- Interactive map of Chestnut Centre
- Type: wildlife park
- Location: near Chapel-en-le-Frith, Derbyshire, UK
- Coordinates: 53°20′05″N 1°53′15″W﻿ / ﻿53.33472°N 1.88750°W
- Opened: 1984
- Closed: 2017
- Website: https://www.chestnutcentre.co.uk/

= Chestnut Centre =

Wildlife park near Chapel-en-le-Frith, Derbyshire

The Chestnut Centre (or in full, Chestnut Centre Otter, Owl and Wildlife Park) was a wildlife park near Chapel-en-le-Frith, Derbyshire, UK. It opened in 1984, and closed in 2017.

== History ==
Carol and Roger Heap, the owners of the park, started looking after a pair of Asian small-clawed otters in the 1970s. In 1981, they were able to buy Chestnut Farm, which was adjacent to their home. Their eldest son was also given a pair of tawny owls to look after around the same time. They opened the park in 1984. In the late 1990s, with Roger's retirement, it was operated more as a business with marketing and visits.

It had around 45,000 visitors per year, including 8,000 on school trips. It also had a tea room and souvenir shop.

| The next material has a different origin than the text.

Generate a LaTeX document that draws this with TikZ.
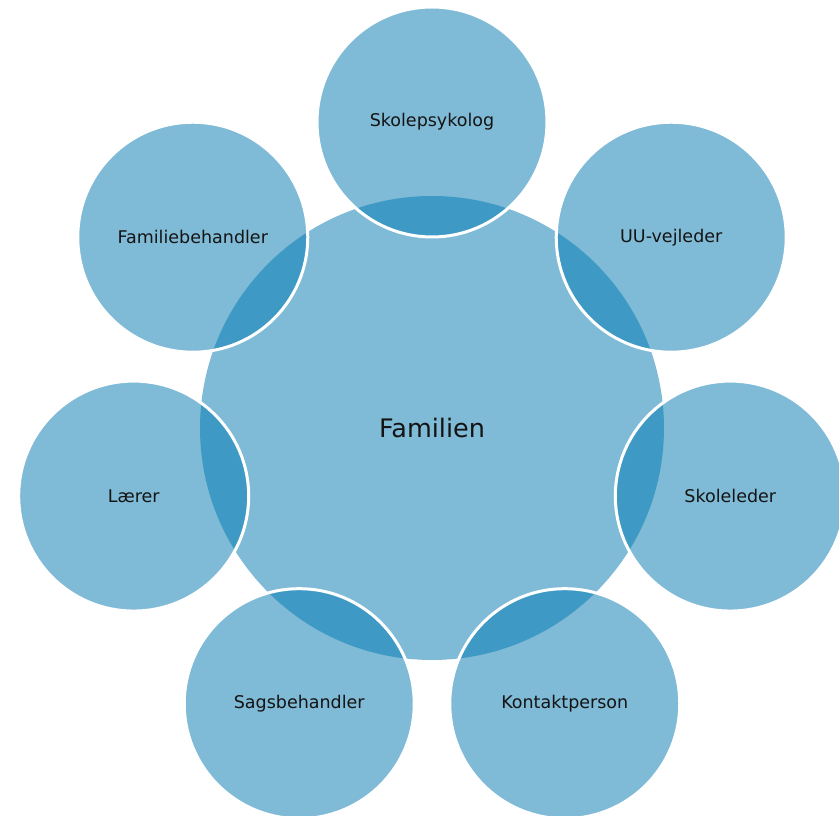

The centre was the first place where giant otters were bred in captivity. it also was involved with breeding programmes for Scottish wildcats, European polecats, and Eurasian otters. It had more than 10 species of deer, four species of otter, and pine martens and Scottish wildcats.

The park closed at the end of 2017, after 30 years of operation, when the Heaps semi-retired. All animals were relocated to the New Forest Wildlife Park, which is operated by one of their sons, except for two species of owl which went to the National Centre for Birds of Prey at Duncombe Park, operated by their other son. This was because there was little room for expansion at the Chestnut Centre, but there was at the New Forest.

The centre was put up for sale in 2021, for an asking price of £850,000, including the Grade II listed house, a barn that was formerly used for classrooms, and 1.75 acres of land (with 27 acres sold separately). It also had planning permission to convert the barn to a house, and build an earth sheltered Eco House.